More work than play today, which is not a bad thing. About 45 minutes of misc. grinding and welding, but nothing worth taking a picture of. Weekend's coming, though! I try to do mostly mig welding in the shop during the week if my guys are around since its cleaner ( on gas), and stick early, late, or on weekends. Some bigger multiple piece tie ins coming up that will be 6011/7018 joints for sure!
 
Got some more done this afternoon. The bottom of the FB external seam is welded out (mig) and the transition plate is attached. Since this is structural, this will be stick welded. I tried to dial in my parameters inside the FB before making welds that will be visible.
I also made my first error, forgetting to leave metal for about 25% of the tube. Oh well, it's easier to put metal back on than wood, right?
Outer seam
Fillet on the warmer
The missing piece:
 
Got the rear skin fitted up and a bunch of welding of the external skin to the framework...I didn't have nearly the time I would have liked, but what can you do? On the upside, I have most of the parameters dialed on for the various joints, so it will be easier to work on it a few minutes at a time as I'm able. I did have to spend some time cleaning as my work area was getting unbearably dirty and disorganized and I don't like to work like that. Here's where thing stand:
 
Squeezed in an hour for the smoker; cut out & insulated the warmer floor, welded it out (mig), and cut and tacked on the last piece of skin for the outside (less the top, which won't happen until I'm ready for the chimney.
 
Kingfishcam, thanks...moving along pretty well. Since winter has reappeared, kinda reinforces why I'm going through all the trouble of insulating this thing.

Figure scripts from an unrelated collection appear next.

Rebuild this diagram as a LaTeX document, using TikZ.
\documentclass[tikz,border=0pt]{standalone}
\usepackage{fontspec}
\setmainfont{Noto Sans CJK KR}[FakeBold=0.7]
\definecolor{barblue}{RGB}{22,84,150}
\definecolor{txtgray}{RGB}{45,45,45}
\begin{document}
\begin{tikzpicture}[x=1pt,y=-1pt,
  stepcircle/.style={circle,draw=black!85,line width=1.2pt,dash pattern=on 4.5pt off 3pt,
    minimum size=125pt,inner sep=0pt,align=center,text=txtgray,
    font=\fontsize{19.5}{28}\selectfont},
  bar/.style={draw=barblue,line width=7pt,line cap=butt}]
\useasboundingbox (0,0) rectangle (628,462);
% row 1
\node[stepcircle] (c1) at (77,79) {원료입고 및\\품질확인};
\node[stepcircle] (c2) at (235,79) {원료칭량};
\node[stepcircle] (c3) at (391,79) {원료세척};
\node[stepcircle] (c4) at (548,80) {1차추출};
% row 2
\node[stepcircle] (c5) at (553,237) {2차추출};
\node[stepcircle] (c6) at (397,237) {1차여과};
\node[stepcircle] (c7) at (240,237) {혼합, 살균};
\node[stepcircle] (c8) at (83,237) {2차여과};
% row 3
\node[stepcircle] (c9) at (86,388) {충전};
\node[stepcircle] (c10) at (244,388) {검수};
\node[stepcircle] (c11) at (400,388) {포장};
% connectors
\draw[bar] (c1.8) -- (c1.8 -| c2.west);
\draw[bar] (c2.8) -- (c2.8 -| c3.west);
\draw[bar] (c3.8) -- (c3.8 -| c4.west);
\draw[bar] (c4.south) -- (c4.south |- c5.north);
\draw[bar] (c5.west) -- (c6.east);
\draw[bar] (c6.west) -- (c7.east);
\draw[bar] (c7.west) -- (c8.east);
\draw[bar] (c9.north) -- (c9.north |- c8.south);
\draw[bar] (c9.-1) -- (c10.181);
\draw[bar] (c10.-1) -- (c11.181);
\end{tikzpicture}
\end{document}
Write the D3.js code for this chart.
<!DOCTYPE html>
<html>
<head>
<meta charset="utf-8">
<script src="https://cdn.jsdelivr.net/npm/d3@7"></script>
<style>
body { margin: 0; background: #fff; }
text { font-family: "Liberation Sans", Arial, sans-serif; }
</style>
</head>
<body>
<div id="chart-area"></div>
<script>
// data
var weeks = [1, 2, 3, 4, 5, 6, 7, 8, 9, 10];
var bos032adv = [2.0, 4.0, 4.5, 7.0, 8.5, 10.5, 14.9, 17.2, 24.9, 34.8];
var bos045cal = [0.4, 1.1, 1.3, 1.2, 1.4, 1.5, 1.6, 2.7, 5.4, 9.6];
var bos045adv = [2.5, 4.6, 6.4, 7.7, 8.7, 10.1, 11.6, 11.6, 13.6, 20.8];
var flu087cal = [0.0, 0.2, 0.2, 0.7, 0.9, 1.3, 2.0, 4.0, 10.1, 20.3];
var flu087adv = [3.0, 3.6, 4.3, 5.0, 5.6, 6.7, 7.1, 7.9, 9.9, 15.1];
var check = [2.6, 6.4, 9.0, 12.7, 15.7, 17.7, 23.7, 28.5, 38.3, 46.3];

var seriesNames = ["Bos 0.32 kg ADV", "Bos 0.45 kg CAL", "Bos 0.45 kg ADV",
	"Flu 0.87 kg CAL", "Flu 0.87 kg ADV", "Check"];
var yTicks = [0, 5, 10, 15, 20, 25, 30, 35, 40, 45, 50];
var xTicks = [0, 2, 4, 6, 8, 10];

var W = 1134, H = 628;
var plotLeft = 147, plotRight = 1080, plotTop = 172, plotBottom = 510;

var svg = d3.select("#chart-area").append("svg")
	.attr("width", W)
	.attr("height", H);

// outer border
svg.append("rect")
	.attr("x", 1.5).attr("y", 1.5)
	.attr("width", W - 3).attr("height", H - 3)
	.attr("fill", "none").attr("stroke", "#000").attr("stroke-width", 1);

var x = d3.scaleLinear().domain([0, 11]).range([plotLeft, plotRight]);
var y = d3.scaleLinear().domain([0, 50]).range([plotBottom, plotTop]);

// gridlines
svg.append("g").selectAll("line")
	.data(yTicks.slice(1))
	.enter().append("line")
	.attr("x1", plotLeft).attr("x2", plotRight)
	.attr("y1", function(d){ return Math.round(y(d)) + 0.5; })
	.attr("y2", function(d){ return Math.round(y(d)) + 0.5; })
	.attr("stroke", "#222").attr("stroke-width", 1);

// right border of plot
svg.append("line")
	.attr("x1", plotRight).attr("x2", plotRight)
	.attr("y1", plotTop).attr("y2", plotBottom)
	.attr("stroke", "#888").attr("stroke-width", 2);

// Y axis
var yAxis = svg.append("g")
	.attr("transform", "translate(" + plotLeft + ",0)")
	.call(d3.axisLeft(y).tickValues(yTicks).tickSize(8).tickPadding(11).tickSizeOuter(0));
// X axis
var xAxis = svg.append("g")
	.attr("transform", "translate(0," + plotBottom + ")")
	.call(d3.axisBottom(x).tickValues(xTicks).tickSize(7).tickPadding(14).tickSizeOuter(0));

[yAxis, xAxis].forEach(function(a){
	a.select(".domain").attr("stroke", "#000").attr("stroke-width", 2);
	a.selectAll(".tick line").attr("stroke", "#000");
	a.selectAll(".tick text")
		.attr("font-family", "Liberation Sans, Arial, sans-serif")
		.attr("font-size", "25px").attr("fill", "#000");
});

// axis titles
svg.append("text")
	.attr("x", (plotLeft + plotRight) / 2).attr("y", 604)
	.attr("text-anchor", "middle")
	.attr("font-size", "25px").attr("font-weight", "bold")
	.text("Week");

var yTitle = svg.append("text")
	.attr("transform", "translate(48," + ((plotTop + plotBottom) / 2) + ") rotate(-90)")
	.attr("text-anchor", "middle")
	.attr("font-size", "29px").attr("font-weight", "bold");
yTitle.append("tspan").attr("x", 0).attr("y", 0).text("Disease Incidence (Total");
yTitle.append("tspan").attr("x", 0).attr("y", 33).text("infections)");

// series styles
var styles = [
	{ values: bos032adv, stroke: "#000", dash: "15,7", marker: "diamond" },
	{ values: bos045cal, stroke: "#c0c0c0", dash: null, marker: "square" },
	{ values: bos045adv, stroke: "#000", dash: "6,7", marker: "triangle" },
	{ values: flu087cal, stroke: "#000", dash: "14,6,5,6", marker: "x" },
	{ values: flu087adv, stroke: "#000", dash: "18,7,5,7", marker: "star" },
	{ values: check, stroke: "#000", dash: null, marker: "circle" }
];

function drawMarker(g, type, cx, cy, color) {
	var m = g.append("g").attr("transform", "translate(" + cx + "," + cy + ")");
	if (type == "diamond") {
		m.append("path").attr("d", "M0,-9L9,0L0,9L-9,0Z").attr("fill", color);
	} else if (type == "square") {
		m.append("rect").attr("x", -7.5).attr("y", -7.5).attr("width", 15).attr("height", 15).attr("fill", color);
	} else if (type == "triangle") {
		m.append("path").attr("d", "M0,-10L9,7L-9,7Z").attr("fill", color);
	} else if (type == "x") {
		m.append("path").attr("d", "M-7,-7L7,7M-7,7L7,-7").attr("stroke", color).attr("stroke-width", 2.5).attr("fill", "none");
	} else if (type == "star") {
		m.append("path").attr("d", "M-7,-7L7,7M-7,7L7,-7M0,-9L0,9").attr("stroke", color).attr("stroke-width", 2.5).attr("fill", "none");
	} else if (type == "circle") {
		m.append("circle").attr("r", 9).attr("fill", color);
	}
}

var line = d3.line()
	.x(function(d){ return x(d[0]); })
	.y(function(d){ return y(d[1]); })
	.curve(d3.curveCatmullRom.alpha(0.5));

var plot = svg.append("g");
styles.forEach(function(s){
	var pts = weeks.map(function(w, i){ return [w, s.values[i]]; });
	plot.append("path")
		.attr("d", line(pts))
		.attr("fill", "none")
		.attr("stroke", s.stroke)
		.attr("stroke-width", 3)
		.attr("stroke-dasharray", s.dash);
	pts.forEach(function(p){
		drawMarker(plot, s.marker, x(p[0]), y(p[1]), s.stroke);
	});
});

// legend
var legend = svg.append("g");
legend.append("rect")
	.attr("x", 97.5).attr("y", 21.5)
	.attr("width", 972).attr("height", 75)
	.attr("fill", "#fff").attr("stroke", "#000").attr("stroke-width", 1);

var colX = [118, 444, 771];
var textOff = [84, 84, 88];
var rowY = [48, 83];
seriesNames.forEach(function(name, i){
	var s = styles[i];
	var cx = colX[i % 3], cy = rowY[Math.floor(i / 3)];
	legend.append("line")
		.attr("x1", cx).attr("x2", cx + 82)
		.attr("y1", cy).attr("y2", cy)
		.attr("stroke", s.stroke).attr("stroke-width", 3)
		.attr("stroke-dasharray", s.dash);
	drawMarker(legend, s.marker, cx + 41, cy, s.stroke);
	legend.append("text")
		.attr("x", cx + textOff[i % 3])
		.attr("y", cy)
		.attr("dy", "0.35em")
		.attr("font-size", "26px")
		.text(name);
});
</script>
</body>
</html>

Jarjarchef, thanks. Learned a whole bunch by snooping around here!

Got quite a bit of time to work today (since I have my own business, it's up for debate if that's a good thing or not!)

Back of the warmer skin is all welded to the tube ((rushed a bit when I was working before work hours and popes a couple of tacks and warped a sheet, but nothing unfixable) inside, the back of the warmer insulated, and the interior skin cut and attached. With the 1.5" tube construction and insulation, I've got to seal things up well, so virtually every seam is a full weld. Strong, heavy, and very, very time consuming! I also got the damper between the firebox and warmer attached and a guide attached.
closed
open

I've got a plan for an adjustable stop I'll get to pretty soon.

Here's what it looked like at the end of the day:

After moving this, I've determined it's much too heavy to be "hung" from the pipe, so I'm going to use 4 legs to mount it to the skid as well. There's enough of the 2x4x1/4" steel left, and it will be much safer. It's nearly unable to be slid on concrete as it is, and still needs the top of the warmer, a couple of pieces of interior skin, two double walled doors, and a chimney!

Speaking of which...if my main chamber chimney is to be approx. 2' x 6", what does anyone think would be appropriate on the warmer, seeing as it's higher? Both chimneys will have dampers to control flow is I'm running one chamber, the other, or both? Any input would be appreciated!